◆ The task ◆
Only the lines from the start of the data to the line containing "tickvals=y_ticks, ticktext=y_tick_text, **axis_common)", both included, should be output, exactly and without pictures.

◆ Stored data ◆

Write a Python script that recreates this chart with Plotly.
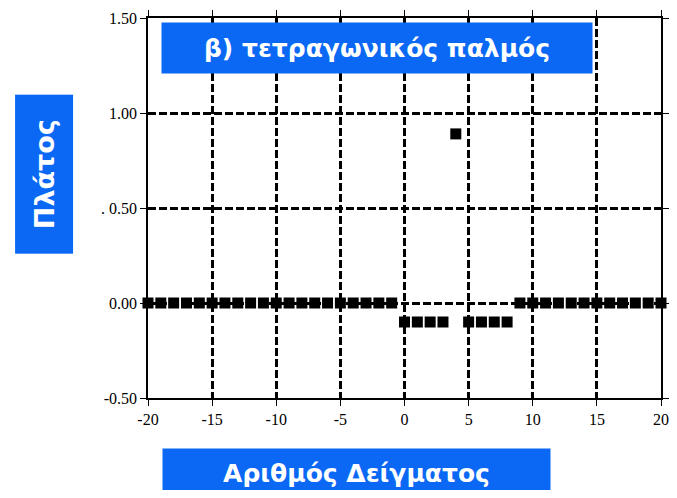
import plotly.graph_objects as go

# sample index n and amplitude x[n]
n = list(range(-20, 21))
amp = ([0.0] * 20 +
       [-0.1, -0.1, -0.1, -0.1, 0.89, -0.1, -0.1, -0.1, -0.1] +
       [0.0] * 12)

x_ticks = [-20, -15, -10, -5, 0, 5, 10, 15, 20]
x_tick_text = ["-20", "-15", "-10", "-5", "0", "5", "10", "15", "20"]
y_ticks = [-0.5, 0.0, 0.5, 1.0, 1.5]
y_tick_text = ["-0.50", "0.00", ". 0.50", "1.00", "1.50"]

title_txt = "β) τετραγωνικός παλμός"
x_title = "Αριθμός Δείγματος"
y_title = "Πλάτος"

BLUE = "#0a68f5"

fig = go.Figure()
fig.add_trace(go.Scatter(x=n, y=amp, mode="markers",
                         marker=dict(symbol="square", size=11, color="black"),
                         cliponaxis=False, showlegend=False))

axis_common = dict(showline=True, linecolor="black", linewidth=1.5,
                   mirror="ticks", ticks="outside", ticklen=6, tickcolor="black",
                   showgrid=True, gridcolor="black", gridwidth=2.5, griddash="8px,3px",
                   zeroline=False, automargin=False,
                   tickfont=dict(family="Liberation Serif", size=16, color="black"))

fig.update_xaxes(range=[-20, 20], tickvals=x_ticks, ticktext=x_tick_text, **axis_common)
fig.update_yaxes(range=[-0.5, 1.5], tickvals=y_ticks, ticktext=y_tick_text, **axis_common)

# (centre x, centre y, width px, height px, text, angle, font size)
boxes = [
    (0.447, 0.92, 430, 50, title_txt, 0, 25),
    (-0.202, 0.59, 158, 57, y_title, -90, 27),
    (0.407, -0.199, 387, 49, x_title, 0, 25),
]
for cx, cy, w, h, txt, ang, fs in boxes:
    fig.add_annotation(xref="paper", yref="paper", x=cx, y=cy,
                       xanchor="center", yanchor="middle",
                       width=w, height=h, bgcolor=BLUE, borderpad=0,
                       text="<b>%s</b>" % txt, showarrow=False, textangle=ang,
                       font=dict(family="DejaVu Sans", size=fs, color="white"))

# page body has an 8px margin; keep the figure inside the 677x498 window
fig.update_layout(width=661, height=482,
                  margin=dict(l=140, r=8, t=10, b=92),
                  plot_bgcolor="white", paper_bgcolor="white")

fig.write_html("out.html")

◆ Solution for this exercise ◆
Write a Python script that recreates this chart with Plotly.
import plotly.graph_objects as go

# sample index n and amplitude x[n]
n = list(range(-20, 21))
amp = ([0.0] * 20 +
       [-0.1, -0.1, -0.1, -0.1, 0.89, -0.1, -0.1, -0.1, -0.1] +
       [0.0] * 12)

x_ticks = [-20, -15, -10, -5, 0, 5, 10, 15, 20]
x_tick_text = ["-20", "-15", "-10", "-5", "0", "5", "10", "15", "20"]
y_ticks = [-0.5, 0.0, 0.5, 1.0, 1.5]
y_tick_text = ["-0.50", "0.00", ". 0.50", "1.00", "1.50"]

title_txt = "β) τετραγωνικός παλμός"
x_title = "Αριθμός Δείγματος"
y_title = "Πλάτος"

BLUE = "#0a68f5"

fig = go.Figure()
fig.add_trace(go.Scatter(x=n, y=amp, mode="markers",
                         marker=dict(symbol="square", size=11, color="black"),
                         cliponaxis=False, showlegend=False))

axis_common = dict(showline=True, linecolor="black", linewidth=1.5,
                   mirror="ticks", ticks="outside", ticklen=6, tickcolor="black",
                   showgrid=True, gridcolor="black", gridwidth=2.5, griddash="8px,3px",
                   zeroline=False, automargin=False,
                   tickfont=dict(family="Liberation Serif", size=16, color="black"))

fig.update_xaxes(range=[-20, 20], tickvals=x_ticks, ticktext=x_tick_text, **axis_common)
fig.update_yaxes(range=[-0.5, 1.5], tickvals=y_ticks, ticktext=y_tick_text, **axis_common)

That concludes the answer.